COVID-19 infection may be part of a “perfect storm” for Parkinson disease

Oct 23, 2020

Can COVID-19 infection increase the risk of developing Parkinson disease?

That's the question posed by a new commentary published in the journal Trends in Neurosciences, which explores three known case studies of people developing Parkinson disease-like symptoms in the weeks following infection with SARS-CoV-2, the virus that causes COVID-19. While rare, these cases provide important insights into potential long-term implications of infections.

The commentary was co-authored by Patrik Brundin MD PhD of Van Andel Institute, Avindra Nath MD of the National Institute of Neurological Disorders and Stroke of the National Institutes of Health, and J David Beckham MD of University of Colorado.

"As we continue to grapple with the COVID-19 pandemic today, we also must consider its implications for the future," Brundin said. "Evidence is mounting that the side effects of COVID-19 infection, such as inflammation and damage to the vascular system, could lay the foundation for development of Parkinson disease. COVID-19 is clearly a major and ongoing public health threat, but the consequences of infection may end up being with us for years and decades to come."

Parkinson disease is a multi-system disorder that begins years or even decades before its hallmark movement-related symptoms appear. Growing evidence suggests Parkinson disease arises from a complex mix of factors that vary from person to person, including age, genetic predisposition, history of infections, and exposure to certain environmental factors such as pollution or pesticides.

Viral infections in particular may play a role in triggering the earliest stages of Parkinson disease by setting off a cascade that results in the death of brain cells that produce dopamine, a vital chemical messenger whose absence leads to movement issues such as freezing and tremor.

The three cases referenced in the commentary occurred in people without a family history of Parkinson disease and without any known early Parkinson disease symptoms. Two saw an improvement in their Parkinson-like symptoms following treatment with traditional Parkinson disease medications that replenish dopamine; the third recovered spontaneously. Although these medications treat symptoms, they often have challenging side effects and do not slow or stop Parkinson disease progression.

"SARS-CoV-2 is considered a respiratory virus, however, its virulence and pathogenic potential particularly for neurological complications continues to surprise us," Nath said. "Some patients can develop severe neurological manifestations despite mild respiratory symptoms."

Based on evidence from the case studies and what is known about the mechanisms underpinning Parkinson disease, Brundin, Nath, and Beckham suggest three possible ways that COVID-19 infection could contribute to Parkinson disease onset:

COVID-19 is linked to blood clots and other problems with the vascular system, including in the brain. These vascular insults could cause damage to the area of the brain that produces dopamine, which subsequently could result in a loss of dopamine that mirrors Parkinson disease.

There is a demonstrated link between chronic inflammation and Parkinson disease.
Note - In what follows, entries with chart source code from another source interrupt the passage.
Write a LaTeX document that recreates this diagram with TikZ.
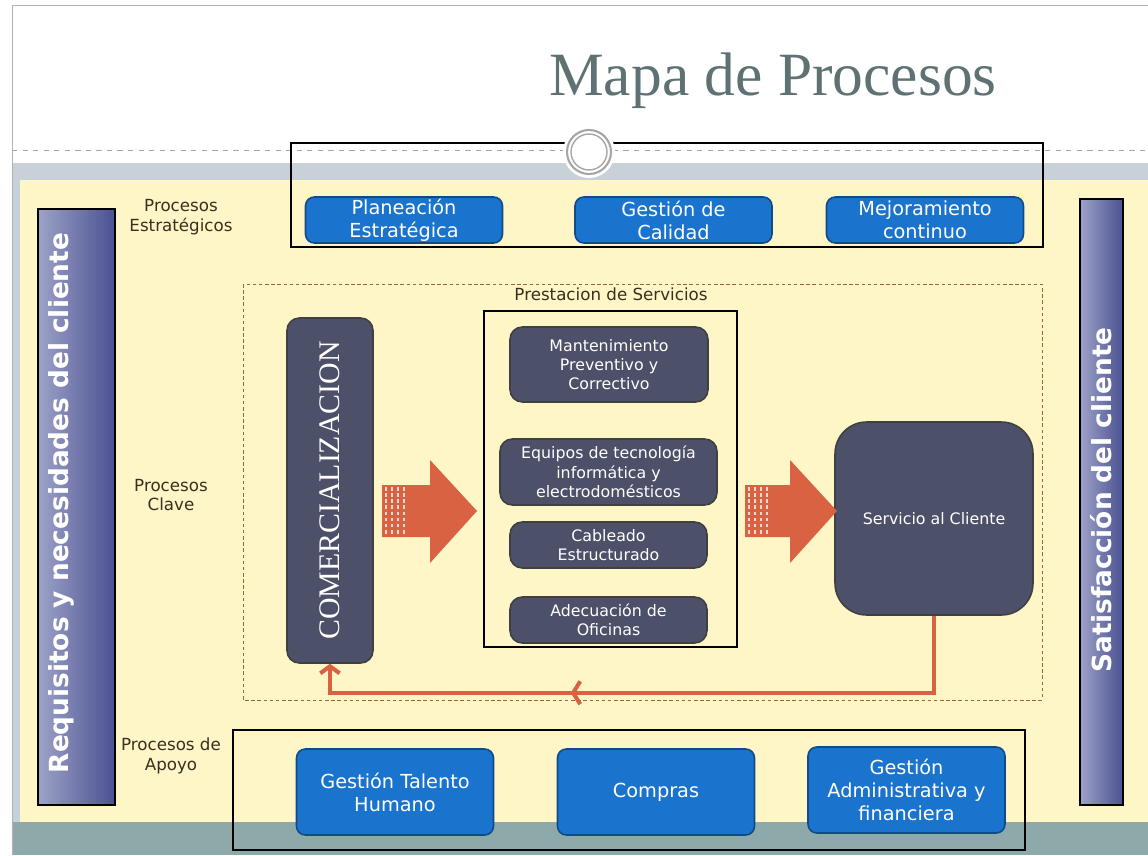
\documentclass[tikz,border=0pt]{standalone}
\usepackage{fontspec}
\setmainfont{DejaVu Sans}
\newfontfamily\serifa{Liberation Serif}
\usetikzlibrary{arrows.meta,decorations.markings}

\definecolor{crema}{RGB}{255,246,200}
\definecolor{franja}{RGB}{200,209,215}
\definecolor{verdoso}{RGB}{141,169,169}
\definecolor{lateral}{RGB}{198,210,218}
\definecolor{azul}{RGB}{26,115,204}
\definecolor{azuloscuro}{RGB}{16,74,136}
\definecolor{pizarra}{RGB}{76,80,105}
\definecolor{coral}{RGB}{216,98,66}
\definecolor{titulo}{RGB}{94,114,116}
\definecolor{tinta}{RGB}{60,45,30}

\begin{document}
\begin{tikzpicture}[x=0.02cm, y=-0.02cm,
  boton/.style={draw=azuloscuro, line width=0.9pt, fill=azul, rounded corners=5pt, text=white, align=center, inner sep=0pt, minimum width=3.94cm, font=\fontsize{11}{13}\selectfont},
  caja/.style={draw=black!75, line width=0.9pt, fill=pizarra, rounded corners=7pt, text=white, align=center, inner sep=0pt, minimum width=3.94cm, font=\fontsize{9}{11}\selectfont},
  barra/.style={draw=black, line width=0.8pt, left color={rgb,255:red,157;green,162;blue,200}, right color={rgb,255:red,74;green,81;blue,144}, inner sep=0pt},
  textobarra/.style={rotate=90, text=white, font=\bfseries\fontsize{15}{18}\selectfont},
  etiqueta/.style={text=tinta, align=center, font=\fontsize{9.5}{11}\selectfont},
  retorno/.style={draw=coral, line width=2.3pt, -{Straight Barb[length=4pt,width=11pt]}}
]
\useasboundingbox (0,0) rectangle (1148,855);
% fondo
\fill[white] (0,0) rectangle (1148,855);
\fill[franja] (12,163) rectangle (1148,182);
\fill[crema] (20,180) rectangle (1148,822);
\fill[lateral] (12,180) rectangle (20,855);
\fill[verdoso] (12,822) rectangle (1148,855);
\draw[gray!60] (12,855) -- (12,5) -- (1148,5);
\draw[gray!70, dashed] (12,150) -- (1148,150);

% marcos
\draw[line width=0.8pt] (291,143) rectangle (1043,247);
\draw[line width=0.8pt] (233,730) rectangle (1025,850);
\draw[brown!80!black, dashed, dash pattern=on 2pt off 1.5pt] (243,284) rectangle (1042,700);
\draw[line width=0.8pt] (484,311) rectangle (737,647);

% circulo
\fill[white] (589,152) circle (26);
\draw[gray!70, line width=1.2pt] (589,152) circle (22);
\draw[gray!70, line width=0.8pt] (589,152) circle (18);

\node[text=titulo, font=\serifa\fontsize{35}{40}\selectfont, anchor=base] (titulo) at (773,95) {Mapa de Procesos};

% etiquetas
\node[etiqueta] (estrat) at (181,217) {Procesos\\Estratégicos};
\node[etiqueta] (clave) at (171,495) {Procesos\\Clave};
\node[etiqueta] (apoyo) at (171,756) {Procesos de\\Apoyo};
\node[etiqueta] (prestacion) at (611,294) {Prestacion de Servicios};

% barras
\node[barra, minimum width=1.54cm, minimum height=11.92cm] (requisitos) at (76.5,507) {};
\node[textobarra] (requisitostxt) at (61,503) {Requisitos y necesidades del cliente};
\node[barra, minimum width=0.86cm, minimum height=12.12cm] (satisfaccion) at (1101.5,502) {};
\node[textobarra] (satisfacciontxt) at (1101,500) {Satisfacción del cliente};

% estrategicos
\node[boton, minimum height=0.92cm] (planeacion) at (404,220) {Planeación\\Estratégica};
\node[boton, minimum height=0.92cm] (calidad) at (673.5,220) {Gestión de\\Calidad};
\node[boton, minimum height=0.92cm] (mejora) at (925,220) {Mejoramiento\\continuo};

% apoyo
\node[boton, minimum height=1.72cm] (talento) at (395,792) {Gestión Talento\\Humano};
\node[boton, minimum height=1.72cm] (compras) at (656,792) {Compras};
\node[boton, minimum height=1.72cm] (admin) at (906.5,790) {Gestión\\Administrativa y\\financiera};

% clave
\node[caja, minimum width=1.72cm, minimum height=6.9cm] (comer) at (330,490.5) {};
\node[rotate=90, text=white, font=\serifa\fontsize{17}{20}\selectfont] (comertxt) at (comer.center) {COMERCIALIZACION};
\node[caja, minimum width=3.96cm, minimum height=1.5cm] (mant) at (609,364.5) {Mantenimiento\\Preventivo y\\Correctivo};
\node[caja, minimum width=4.34cm, minimum height=1.32cm] (equipos) at (608.5,472) {Equipos de tecnología\\informática y\\electrodomésticos};
\node[caja, minimum height=0.92cm] (cableado) at (608.5,545) {Cableado\\Estructurado};
\node[caja, minimum height=0.92cm] (adecuacion) at (608.5,620) {Adecuación de\\Oficinas};
\node[caja, rounded corners=18pt, minimum width=3.96cm, minimum height=3.86cm] (servicio) at (934,518.5) {Servicio al Cliente};

% flechas
\fill[coral] (382,485) -- (430,485) -- (430,460) -- (477,511) -- (430,563) -- (430,537) -- (382,537) -- cycle;
\fill[coral] (745,485) -- (790,485) -- (790,460) -- (837,511) -- (790,563) -- (790,537) -- (745,537) -- cycle;
\foreach \x in {386,392,398,404} {
  \draw[white!75!coral, line width=0.6pt, dash pattern=on 2pt off 1.5pt] (\x,487) -- (\x,535);
  \draw[white!75!coral, line width=0.6pt, dash pattern=on 2pt off 1.5pt] (\x+363,487) -- (\x+363,535);
}

\draw[retorno, postaction={decorate, decoration={markings, mark=at position 0.62 with {\arrow{Straight Barb[length=4pt,width=13pt]}}}}]
  (servicio.south) -- ++(0,77) -| (comer.south);
\end{tikzpicture}
\end{document}
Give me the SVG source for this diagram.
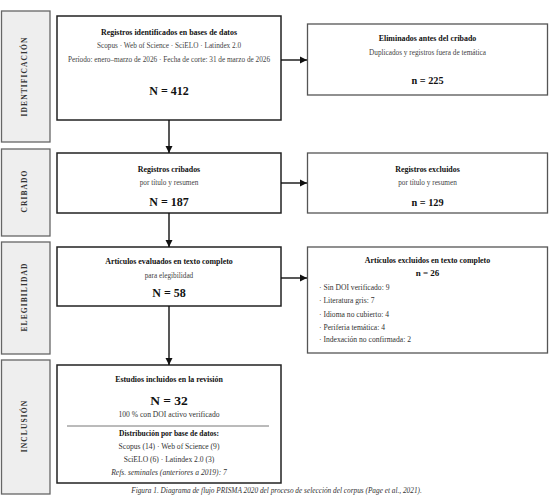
<svg xmlns="http://www.w3.org/2000/svg" width="553" height="502" viewBox="0 0 553 502">
<style>
.panel{fill:#eeeeee;stroke:#666;stroke-width:1.3}
.plabel{font-family:"Liberation Serif",serif;font-weight:bold;font-size:7.5px;letter-spacing:1.1px;fill:#333;text-anchor:middle}
.main{fill:#fff;stroke:#222;stroke-width:1.5}
.side{fill:#fff;stroke:#555;stroke-width:1.3}
text{font-family:"Liberation Serif",serif}
.t{font-weight:bold;font-size:7.9px;fill:#111;text-anchor:middle}
.s{font-size:7.25px;fill:#444;text-anchor:middle}
.big{font-weight:bold;font-size:12px;fill:#111;text-anchor:middle}
.mid{font-weight:bold;font-size:10.3px;fill:#111;text-anchor:middle}
.li{font-size:7.6px;fill:#333}
.d{font-size:7.6px;fill:#333;text-anchor:middle}
.conn{stroke:#111;stroke-width:1.4;fill:none}
</style>
<defs>
<marker id="ah" markerWidth="8" markerHeight="8" refX="7" refY="4" orient="auto" markerUnits="userSpaceOnUse">
<path d="M0,0.5 L7,4 L0,7.5 Z" fill="#111"/>
</marker>
</defs>
<rect width="553" height="502" fill="#fff"/>

<g id="panel-identificacion">
<rect class="panel" x="1.5" y="11" width="48.5" height="131"/>
<text class="plabel" transform="translate(26.5,76.5) rotate(-90)">IDENTIFICACIÓN</text>
</g>
<g id="panel-cribado">
<rect class="panel" x="1.5" y="149" width="48.5" height="87"/>
<text class="plabel" transform="translate(26.5,191) rotate(-90)">CRIBADO</text>
</g>
<g id="panel-elegibilidad">
<rect class="panel" x="1.5" y="242" width="48.5" height="112"/>
<text class="plabel" transform="translate(26.5,297) rotate(-90)">ELEGIBILIDAD</text>
</g>
<g id="panel-inclusion">
<rect class="panel" x="1.5" y="360" width="48.5" height="134"/>
<text class="plabel" transform="translate(26.5,426) rotate(-90)">INCLUSIÓN</text>
</g>

<g id="identificados">
<rect class="main" x="57" y="16" width="224" height="104"/>
<text class="t" x="169" y="35">Registros identificados en bases de datos</text>
<text class="s" x="169" y="48">Scopus · Web of Science · SciELO · Latindex 2.0</text>
<text class="s" x="169" y="62">Período: enero–marzo de 2026 · Fecha de corte: 31 de marzo de 2026</text>
<text class="big" x="169" y="94.5">N = 412</text>
</g>
<g id="eliminados">
<rect class="side" x="307.5" y="24" width="240" height="71"/>
<text class="t" x="427.5" y="41">Eliminados antes del cribado</text>
<text class="s" x="427.5" y="55">Duplicados y registros fuera de temática</text>
<text class="mid" x="427.5" y="84">n = 225</text>
</g>

<g id="cribados">
<rect class="main" x="57" y="153" width="224" height="60"/>
<text class="t" x="169" y="172">Registros cribados</text>
<text class="s" x="169" y="185">por título y resumen</text>
<text class="big" x="169" y="206">N = 187</text>
</g>
<g id="excluidos">
<rect class="side" x="307.5" y="153" width="240" height="60"/>
<text class="t" x="427.5" y="172">Registros excluidos</text>
<text class="s" x="427.5" y="185">por título y resumen</text>
<text class="mid" x="427.5" y="206">n = 129</text>
</g>

<g id="evaluados">
<rect class="main" x="57" y="247" width="224" height="59"/>
<text class="t" x="169" y="264">Artículos evaluados en texto completo</text>
<text class="s" x="169" y="278">para elegibilidad</text>
<text class="big" x="169" y="296.5">N = 58</text>
</g>
<g id="excluidos-texto">
<rect class="side" x="307.5" y="247" width="240" height="106"/>
<text class="t" x="427.5" y="263">Artículos excluidos en texto completo</text>
<text class="t" x="427.5" y="276" style="font-size:9px">n = 26</text>
<text class="li" x="319" y="290">· Sin DOI verificado: 9</text>
<text class="li" x="319" y="303">· Literatura gris: 7</text>
<text class="li" x="319" y="316.5">· Idioma no cubierto: 4</text>
<text class="li" x="319" y="329.5">· Periferia temática: 4</text>
<text class="li" x="319" y="342">· Indexación no confirmada: 2</text>
</g>

<g id="incluidos">
<rect class="main" x="57" y="365" width="224" height="118"/>
<text class="t" x="169" y="382">Estudios incluidos en la revisión</text>
<text class="big" x="169" y="405" style="font-size:13.5px">N = 32</text>
<text class="d" x="169" y="416.5">100 % con DOI activo verificado</text>
<line x1="67" y1="426" x2="269" y2="426" stroke="#777" stroke-width="1"/>
<text class="t" x="169" y="436" style="font-size:7.5px">Distribución por base de datos:</text>
<text class="d" x="169" y="449">Scopus (14) · Web of Science (9)</text>
<text class="d" x="169" y="461.5">SciELO (6) · Latindex 2.0 (3)</text>
<text class="d" x="169" y="474.5" font-style="italic">Refs. seminales (anteriores a 2019): 7</text>
</g>

<g id="connectors">
<line class="conn" x1="169" y1="120" x2="169" y2="153" marker-end="url(#ah)"/>
<line class="conn" x1="169" y1="213" x2="169" y2="247" marker-end="url(#ah)"/>
<line class="conn" x1="169" y1="306" x2="169" y2="365" marker-end="url(#ah)"/>
<line class="conn" x1="281" y1="60" x2="307" y2="60" marker-end="url(#ah)"/>
<line class="conn" x1="281" y1="183" x2="307" y2="183" marker-end="url(#ah)"/>
<line class="conn" x1="281" y1="278" x2="307" y2="278" marker-end="url(#ah)"/>
</g>

<text x="276.5" y="493" font-size="7.3px" font-style="italic" fill="#333" text-anchor="middle">Figura 1. Diagrama de flujo PRISMA 2020 del proceso de selección del corpus (Page et al., 2021).</text>
</svg>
It is possible that severe inflammation resulting from COVID-19 could trigger brain inflammation and cell death associated with Parkinson disease.

SARS-CoV-2 may be a neurotropic virus, meaning that it attacks the nervous system. Because of this, COVID-19 and Parkinson disease share some early symptoms such as loss of sense of smell and is-sues with the gut. Additionally, infection with SARS-CoV-2 could lead to an increase in alpha-synuclein, a protein associated with Parkinson disease (this has been seen in other viral infections).

Although these cases do not prove that COVID-19 infection causes Parkinson disease, they do suggest a troubling possible relationship between the virus and subsequent neurodegenerative disorders.

"The large number of respiratory cases due to SARS-CoV2 has allowed us to understand and analyze important neurologic complications of severe respiratory virus infections," Beckham said. "It is important that we continue our scientific investigations into this new virus so we understand all of the short and long-term complications of the COVID-19 pandemic."

Going forward, the authors call for long-term studies that follow people who were infected with COVID-19 to monitor them for Parkinson disease development.